Como todo en aquel entonces, la Ley de amnistía fue producto de un pacto en el que los vencidos de la guerra civil y perseguidos durante cuarenta años nuevamente tuvimos que guardarnos nuestros sentimientos y demostrar generosidad política para poder avanzar en el proceso democrático. Lo digo porque la Ley de Amnistía de octubre de 1977 fue una ley de punto final en virtud de la cual nada de lo ocurrido entre el 18 de julio de 1936 y el 15 de junio de 1977 podría ser objeto de reclamación, como ya he explicado recientemente en estas páginas. Es decir, renunciamos a revisar el pasado y exigir las responsabilidades generadas durante cuarenta años de dictadura.

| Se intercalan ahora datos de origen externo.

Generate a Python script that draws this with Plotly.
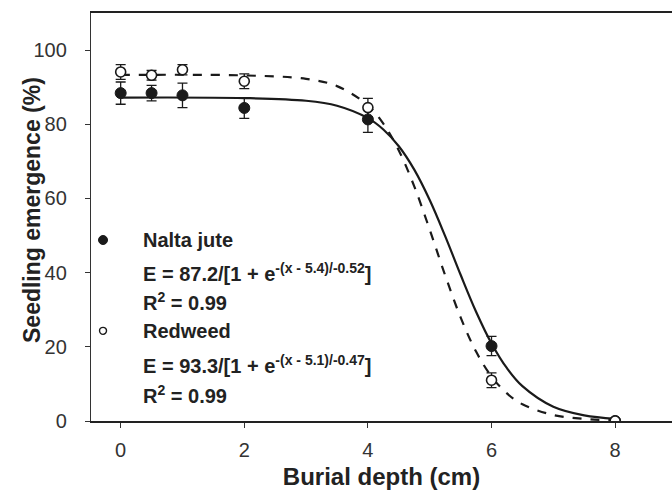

En aquel discurso invoqué el recuerdo «para todos aquellos que hoy deberían ser amnistiados y no pueden participar de este momento, porque sus vidas quedaron truncadas en el camino y en la espera de una libertad ansiada que no llegaron jamás a ver; recuerdo para quienes han sufrido en este país, persecución por sus ideas y convicciones, para quienes han sufrido cárcel, ignominias, tortura, desprecios, vilezas y no desmayaron ni un instante en la defensa de la libertad; recuerdo para los miles de hombres y mujeres que han vivido día a día en el exilio, movidos por el señuelo de la caída de la dictadura, esperándola cada día y cada noche, añorando la vuelta a su tierra, a sus pueblos, a sus casas a España y que han fallecido lejos con esa esperanza alentada durante tantos años, rota por una muerte en tierra ajena».
Así vivíamos y sentíamos en aquella época. «Las cosas tienen, en distintos días, distintos modos de acontecer y lo que ocurrió bajo la lluvia sólo bajo la lluvia puede ser contado» (Rafael Sánchez Ferlosio). Discutir y recordar nuestro pasado no es malo, es bueno y conveniente. La cuestión reside en el cómo se discute y con qué
intenciones se invoca nuestra historia. Los motivos del recuerdo deben ser limpios porque, en caso contrario, un pasado de enfrentamientos se convierte en un presente de confrontación sobre el pasado.